Bible Commentaries

G. Campbell Morgan's Exposition on the Whole Bible

Exodus 6

Verses 1-30

Here commences the section of Exodus devoted to the subject of national deliverance. Everything began with a solemn charge to Moses. It is first an answer to the complaint which God's servant had uttered in His presence. It was a message of divine self-assertion and, therefore, necessarily a message of grace. Mark the recurrence of the personal pronoun. That is the permanent value of this wonderful passage. The supreme need in every hour of difficulty and depression is a vision of God. To see Him is to see all else in proper proportion and perspective. Moreover, in this passage we have the unfolding of the real value of the name Jehovah.
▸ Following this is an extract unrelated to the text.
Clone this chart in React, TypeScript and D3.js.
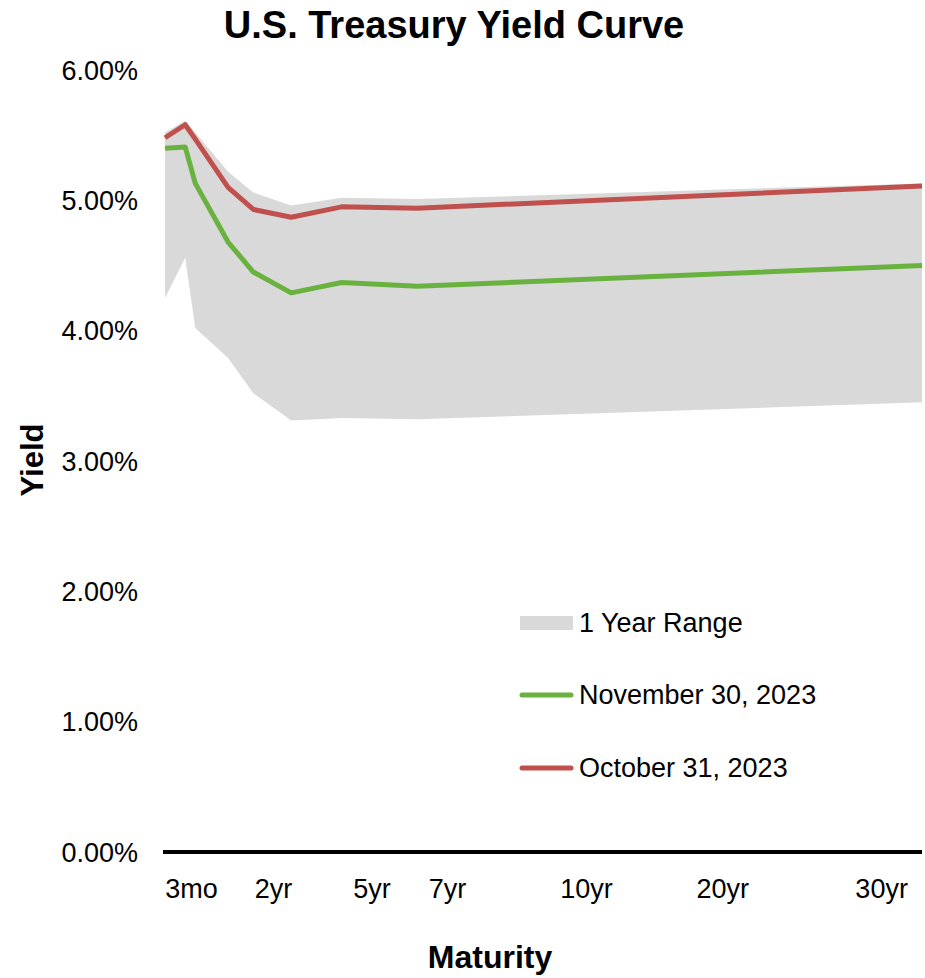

After this the command to go to Pharaoh was reiterated and a new fear took possession of the heart of Moses which again was expressed in the presence of God. He no longer complained at God's treatment of the people but spoke of his own inability to deliver God's message. That inability was now born of a sense, not as before of his lack of eloquence, but of his uncleanness. He spoke of himself as of uncircumcised lips. As when Isaiah beheld the glory of God he cried, "I am a man of unclean lips"; and as Daniel in the presence of the same glory said, "My comeliness was turned in me into corruption"; and as Job in the presence of the matchless splendor of God said, "Behold, I am of small account"; so Moses became conscious of his own moral imperfection.